BlockDetective: A GCN‐based student–teacher framework for blockchain anomaly detection

Abstract The anonymous and tamper‐proof nature of the blockchain poses significant challenges in auditing and regulating the behaviour and data on the chain. Criminal activities and anomalies are frequently changing, and fraudsters are devising new ways to evade detection. Moreover, the high volume and complexity of transactions and asymmetric errors make data classification more challenging. Also, class imbalances and high labelling costs are hindering the development of effective algorithms. In response to these issues, the authors present BlockDetective, a novel framework based on GCN that utilizes student–teacher architecture to detect fraudulent cryptocurrency transactions that are related to money laundering.
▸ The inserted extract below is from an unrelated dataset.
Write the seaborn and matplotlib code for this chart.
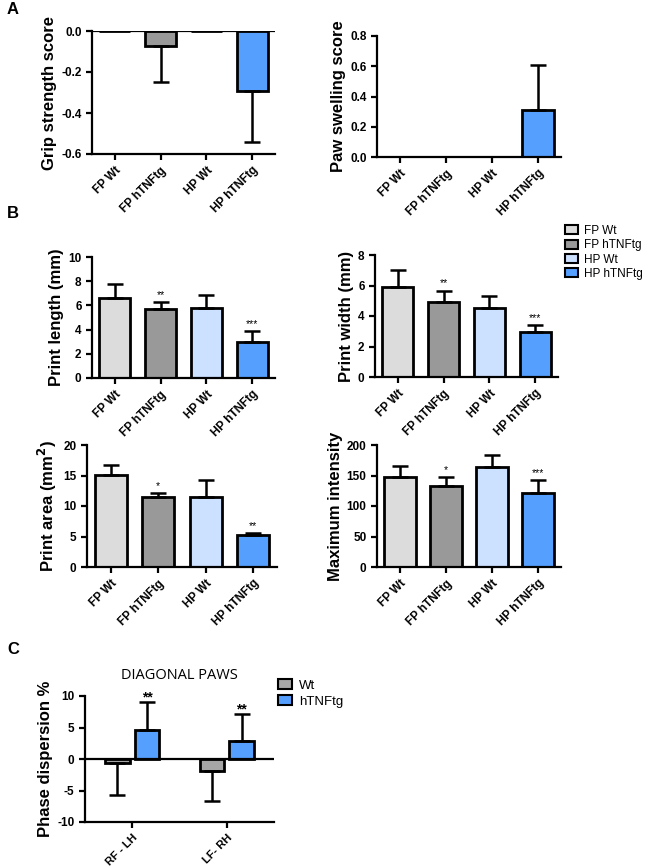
import matplotlib
matplotlib.use("Agg")
import matplotlib.pyplot as plt
from matplotlib.patches import Patch
from matplotlib.ticker import FormatStrFormatter
import pandas as pd
import seaborn as sns

groups = ["FP Wt", "FP hTNFtg", "HP Wt", "HP hTNFtg"]
colors = ["#DCDCDC", "#999999", "#CCE0FF", "#55A0FF"]

grip = [0.0, -0.075, 0.0, -0.295]
grip_err = [0.0, 0.175, 0.0, 0.245]
swelling = [0.0, 0.0, 0.0, 0.31]
swelling_err = [0.0, 0.0, 0.0, 0.30]

length = [6.6, 5.7, 5.8, 2.95]
length_err = [1.2, 0.55, 1.1, 0.9]
length_sig = ["", "**", "", "***"]
width = [5.9, 4.9, 4.5, 2.95]
width_err = [1.1, 0.75, 0.8, 0.45]
width_sig = ["", "**", "", "***"]
area = [15.1, 11.5, 11.4, 5.2]
area_err = [1.6, 0.6, 2.8, 0.3]
area_sig = ["", "*", "", "**"]
intensity = [147, 133, 164, 121]
intensity_err = [19, 14, 20, 21]
intensity_sig = ["", "*", "", "***"]

pairs = ["RF - LH", "LF- RH"]
genotypes = ["Wt", "hTNFtg"]
c_colors = ["#A6A6A6", "#55A0FF"]
phase_wt = [-0.7, -1.9]
phase_wt_err = [5.0, 4.7]
phase_tg = [4.6, 2.9]
phase_tg_err = [4.4, 4.2]
phase_sig = ["**", "**"]

plt.rcParams["font.family"] = ["Liberation Sans", "DejaVu Sans"]
plt.rcParams["axes.unicode_minus"] = False

W, H = 646, 867
fig = plt.figure(figsize=(W / 100, H / 100), dpi=100)


def box(x0, y0, x1, y1):
    return [x0 / W, 1 - y1 / H, (x1 - x0) / W, (y1 - y0) / H]


def style(ax, ylabel, lo, hi, step, fmt):
    sns.despine(ax=ax)
    for s in ["left", "bottom"]:
        ax.spines[s].set_linewidth(1.6)
    ax.set_ylim(lo, hi)
    ax.set_yticks([lo + i * step for i in range(int(round((hi - lo) / step)) + 1)])
    ax.yaxis.set_major_formatter(FormatStrFormatter(fmt))
    ax.tick_params(width=1.6, length=4, labelsize=8.5)
    for t in ax.get_yticklabels():
        t.set_fontweight("bold")
    ax.set_ylabel(ylabel, fontsize=12, fontweight="bold", labelpad=3)
    ax.set_xlabel("")


def group_panel(ax, vals, errs, ylabel, lo, hi, step, fmt, sig=None):
    sns.barplot(x=groups, y=vals, hue=groups, palette=colors, width=0.68,
                saturation=1, edgecolor="black", linewidth=2, errorbar=None,
                legend=False, ax=ax)
    for i, (v, e) in enumerate(zip(vals, errs)):
        if e > 0:
            yerr = [[0], [e]] if v >= 0 else [[e], [0]]
            ax.errorbar(i, v, yerr=yerr, fmt="none", ecolor="black",
                        elinewidth=1.8, capsize=5.5, capthick=1.8, zorder=1)
        if sig and sig[i]:
            ax.text(i, v + e + (hi - lo) * 0.02, sig[i], ha="center", va="bottom",
                    fontsize=7.5)
    ax.set_xlim(-0.5, 3.5)
    style(ax, ylabel, lo, hi, step, fmt)
    ax.set_xticks(range(4))
    ax.set_xticklabels(groups, rotation=45, ha="right", rotation_mode="anchor",
                       fontsize=8.5, fontweight="bold")


# panel A
ax1 = fig.add_axes(box(92, 31, 275, 154))
group_panel(ax1, grip, grip_err, "Grip strength score", -0.6, 0.0, 0.2, "%.1f")
ax1.axhline(0, color="black", lw=1.6, zorder=3)

ax2 = fig.add_axes(box(377, 36, 561, 157))
group_panel(ax2, swelling, swelling_err, "Paw swelling score", 0.0, 0.8, 0.2, "%.1f")

# panel B
ax3 = fig.add_axes(box(92, 257, 275, 378))
group_panel(ax3, length, length_err, "Print length (mm)", 0, 10, 2, "%d", length_sig)

ax4 = fig.add_axes(box(375, 255, 558, 377))
group_panel(ax4, width, width_err, "Print width (mm)", 0, 8, 2, "%d", width_sig)

ax5 = fig.add_axes(box(87, 445, 277, 567))
group_panel(ax5, area, area_err, r"Print area (mm$^\mathbf{2}$)", 0, 20, 5, "%d", area_sig)

ax6 = fig.add_axes(box(377, 445, 561, 567))
group_panel(ax6, intensity, intensity_err, "Maximum intensity", 0, 200, 50, "%d", intensity_sig)

handles = [Patch(facecolor=c, edgecolor="black", linewidth=1.5) for c in colors]
fig.legend(handles, groups, loc="upper left", bbox_to_anchor=(565 / W, 1 - 225 / H),
           frameon=False, fontsize=8.5, handlelength=1.1, handleheight=0.8,
           handletextpad=0.5, labelspacing=0.2, borderaxespad=0, borderpad=0)

# panel C
df = pd.DataFrame({
    "pair": pairs * 2,
    "genotype": ["Wt"] * 2 + ["hTNFtg"] * 2,
    "value": phase_wt + phase_tg,
})
errs_c = {"Wt": phase_wt_err, "hTNFtg": phase_tg_err}
ax7 = fig.add_axes(box(85, 696, 274, 822))
sns.barplot(data=df, x="pair", y="value", hue="genotype", palette=c_colors,
            width=0.63, gap=0.18, saturation=1, edgecolor="black", linewidth=2,
            errorbar=None, ax=ax7)
for cont, g in zip(ax7.containers, genotypes):
    for j, bar in enumerate(cont):
        xc = bar.get_x() + bar.get_width() / 2
        v = bar.get_height()
        e = errs_c[g][j]
        yerr = [[0], [e]] if v >= 0 else [[e], [0]]
        ax7.errorbar(xc, v, yerr=yerr, fmt="none", ecolor="black",
                     elinewidth=1.8, capsize=5.5, capthick=1.8, zorder=1)
        if g == "hTNFtg":
            ax7.text(xc, v + e - 0.3, phase_sig[j], ha="center", va="bottom",
                     fontsize=10, fontweight="bold")
ax7.axhline(0, color="black", lw=1.6, zorder=3)
ax7.set_xlim(-0.5, 1.5)
style(ax7, "Phase dispersion %", -10, 10, 5, "%d")
ax7.set_xticks(range(2))
ax7.set_xticklabels(pairs, rotation=45, ha="right", rotation_mode="anchor",
                    fontsize=8, fontweight="bold")
ax7.set_title("DIAGONAL PAWS", fontsize=10.5, family=["Open Sans", "DejaVu Sans"], pad=12)
ax7.legend([Patch(facecolor=c, edgecolor="black", linewidth=1.5) for c in c_colors],
           genotypes, loc="upper left", bbox_to_anchor=(1.02, 1.135), frameon=False,
           fontsize=9.5, handlelength=1.1, handleheight=0.8, handletextpad=0.5,
           labelspacing=0.25, borderaxespad=0, borderpad=0)

for lab, y in [("A", 10), ("B", 213), ("C", 650)]:
    fig.text(7 / W, 1 - y / H, lab, fontsize=12, fontweight="bold", va="center")

fig.savefig("out.png", dpi=100)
The authors’ method leverages pre‐training and fine‐tuning, allowing the pre‐trained model (teacher) to adapt better to the new data distribution and enhance the prediction performance while teaching a new, light‐weight model (student) that provides abstract and top‐level information. The authors’ experimental results show that BlockDetective outperforms state‐of‐the‐art research methods by achieving top‐notch performance in detecting fraudulent transactions on the blockchain. This framework can assist regulators and auditors in detecting and preventing fraudulent activities on the blockchain, thereby promoting a more secure and transparent financial system.